> _Raw data_:
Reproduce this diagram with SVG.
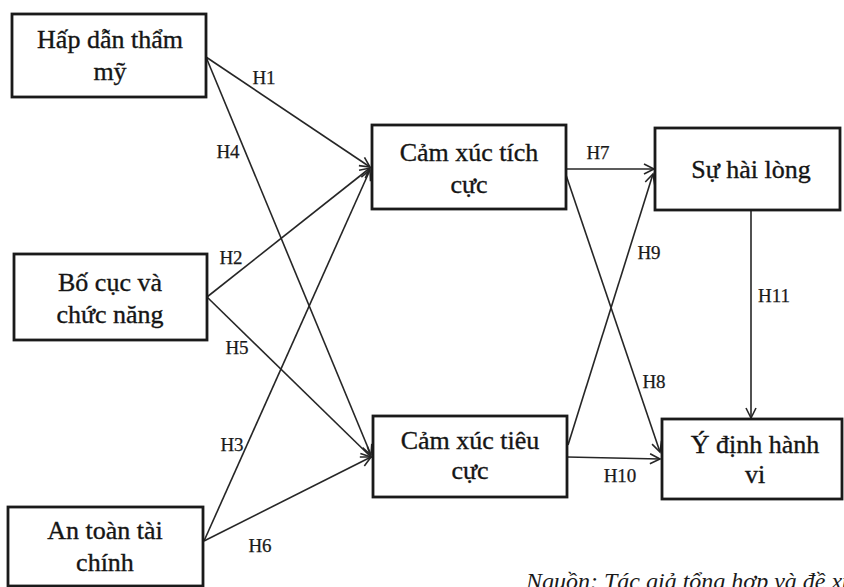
<svg xmlns="http://www.w3.org/2000/svg" width="844" height="587" viewBox="0 0 844 587">
<style>
.box{fill:#fff;stroke:#1a1a1a;stroke-width:2.8}
.t{font-family:"Liberation Serif","Times New Roman",serif;font-size:26px;fill:#151515;stroke:#151515;stroke-width:0.35;text-anchor:middle}
.lbl{font-family:"Liberation Serif","Times New Roman",serif;font-size:19px;fill:#1a1a1a;stroke:#1a1a1a;stroke-width:0.25;text-anchor:middle}
.cap{font-family:"Liberation Serif","Times New Roman",serif;font-size:24px;font-style:italic;fill:#1a1a1a}
.c{fill:none;stroke:#262626;stroke-width:1.6;marker-end:url(#arr)}
</style>
<defs>
<marker id="arr" markerUnits="userSpaceOnUse" markerWidth="14" markerHeight="14" refX="11" refY="6" orient="auto">
<path d="M1,1 L11,6 L1,11" fill="none" stroke="#262626" stroke-width="1.6"/>
</marker>
</defs>
<rect width="844" height="587" fill="#fff"/>
<g id="connectors">
<path class="c" d="M206,57 L370,167"/>
<path class="c" d="M206,57 L371,455"/>
<path class="c" d="M207,297 L370,168"/>
<path class="c" d="M207,297 L371,457"/>
<path class="c" d="M204,541 L370,170"/>
<path class="c" d="M204,541 L371,457"/>
<path class="c" d="M566,169 L654,169"/>
<path class="c" d="M566,175 L660,452"/>
<path class="c" d="M568,445 L653,174"/>
<path class="c" d="M567,457 L660,459"/>
<path class="c" d="M751,211 L751,418"/>
<text class="lbl" x="264" y="84">H1</text>
<text class="lbl" x="228" y="158">H4</text>
<text class="lbl" x="231" y="264">H2</text>
<text class="lbl" x="237" y="354">H5</text>
<text class="lbl" x="232" y="451">H3</text>
<text class="lbl" x="260" y="552">H6</text>
<text class="lbl" x="598" y="159">H7</text>
<text class="lbl" x="649" y="259">H9</text>
<text class="lbl" x="774" y="302">H11</text>
<text class="lbl" x="654" y="388">H8</text>
<text class="lbl" x="620" y="482">H10</text>
</g>
<g id="n1">
<rect class="box" x="12" y="14" width="194" height="83"/>
<text class="t" x="110" y="48">Hấp dẫn thẩm</text>
<text class="t" x="110" y="80">mỹ</text>
</g>
<g id="n2">
<rect class="box" x="14" y="254" width="193" height="86"/>
<text class="t" x="110" y="291">Bố cục và</text>
<text class="t" x="110" y="323">chức năng</text>
</g>
<g id="n3">
<rect class="box" x="8" y="507" width="195" height="79"/>
<text class="t" x="105" y="539">An toàn tài</text>
<text class="t" x="105" y="571">chính</text>
</g>
<g id="n4">
<rect class="box" x="372" y="125" width="194" height="84"/>
<text class="t" x="469" y="161">Cảm xúc tích</text>
<text class="t" x="469" y="193">cực</text>
</g>
<g id="n5">
<rect class="box" x="373" y="416" width="194" height="81"/>
<text class="t" x="470" y="449">Cảm xúc tiêu</text>
<text class="t" x="470" y="479">cực</text>
</g>
<g id="n6">
<rect class="box" x="655" y="128" width="185" height="82"/>
<text class="t" x="751" y="178">Sự hài lòng</text>
</g>
<g id="n7">
<rect class="box" x="662" y="419" width="180" height="80"/>
<text class="t" x="755" y="453">Ý định hành</text>
<text class="t" x="755" y="483">vi</text>
</g>
<text class="cap" x="526" y="589">Nguồn: Tác giả tổng hợp và đề xuất</text>
</svg>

> _Problem requirements_:
All the material shown above is to be copied exactly, with no pictures carried over.

> _Task solution_:
Reproduce this diagram with SVG.
<svg xmlns="http://www.w3.org/2000/svg" width="844" height="587" viewBox="0 0 844 587">
<style>
.box{fill:#fff;stroke:#1a1a1a;stroke-width:2.8}
.t{font-family:"Liberation Serif","Times New Roman",serif;font-size:26px;fill:#151515;stroke:#151515;stroke-width:0.35;text-anchor:middle}
.lbl{font-family:"Liberation Serif","Times New Roman",serif;font-size:19px;fill:#1a1a1a;stroke:#1a1a1a;stroke-width:0.25;text-anchor:middle}
.cap{font-family:"Liberation Serif","Times New Roman",serif;font-size:24px;font-style:italic;fill:#1a1a1a}
.c{fill:none;stroke:#262626;stroke-width:1.6;marker-end:url(#arr)}
</style>
<defs>
<marker id="arr" markerUnits="userSpaceOnUse" markerWidth="14" markerHeight="14" refX="11" refY="6" orient="auto">
<path d="M1,1 L11,6 L1,11" fill="none" stroke="#262626" stroke-width="1.6"/>
</marker>
</defs>
<rect width="844" height="587" fill="#fff"/>
<g id="connectors">
<path class="c" d="M206,57 L370,167"/>
<path class="c" d="M206,57 L371,455"/>
<path class="c" d="M207,297 L370,168"/>
<path class="c" d="M207,297 L371,457"/>
<path class="c" d="M204,541 L370,170"/>
<path class="c" d="M204,541 L371,457"/>
<path class="c" d="M566,169 L654,169"/>
<path class="c" d="M566,175 L660,452"/>
<path class="c" d="M568,445 L653,174"/>
<path class="c" d="M567,457 L660,459"/>
<path class="c" d="M751,211 L751,418"/>
<text class="lbl" x="264" y="84">H1</text>
<text class="lbl" x="228" y="158">H4</text>
<text class="lbl" x="231" y="264">H2</text>
<text class="lbl" x="237" y="354">H5</text>
<text class="lbl" x="232" y="451">H3</text>
<text class="lbl" x="260" y="552">H6</text>
<text class="lbl" x="598" y="159">H7</text>
<text class="lbl" x="649" y="259">H9</text>
<text class="lbl" x="774" y="302">H11</text>
<text class="lbl" x="654" y="388">H8</text>
<text class="lbl" x="620" y="482">H10</text>
</g>
<g id="n1">
<rect class="box" x="12" y="14" width="194" height="83"/>
<text class="t" x="110" y="48">Hấp dẫn thẩm</text>
<text class="t" x="110" y="80">mỹ</text>
</g>
<g id="n2">
<rect class="box" x="14" y="254" width="193" height="86"/>
<text class="t" x="110" y="291">Bố cục và</text>
<text class="t" x="110" y="323">chức năng</text>
</g>
<g id="n3">
<rect class="box" x="8" y="507" width="195" height="79"/>
<text class="t" x="105" y="539">An toàn tài</text>
<text class="t" x="105" y="571">chính</text>
</g>
<g id="n4">
<rect class="box" x="372" y="125" width="194" height="84"/>
<text class="t" x="469" y="161">Cảm xúc tích</text>
<text class="t" x="469" y="193">cực</text>
</g>
<g id="n5">
<rect class="box" x="373" y="416" width="194" height="81"/>
<text class="t" x="470" y="449">Cảm xúc tiêu</text>
<text class="t" x="470" y="479">cực</text>
</g>
<g id="n6">
<rect class="box" x="655" y="128" width="185" height="82"/>
<text class="t" x="751" y="178">Sự hài lòng</text>
</g>
<g id="n7">
<rect class="box" x="662" y="419" width="180" height="80"/>
<text class="t" x="755" y="453">Ý định hành</text>
<text class="t" x="755" y="483">vi</text>
</g>
<text class="cap" x="526" y="589">Nguồn: Tác giả tổng hợp và đề xuất</text>
</svg>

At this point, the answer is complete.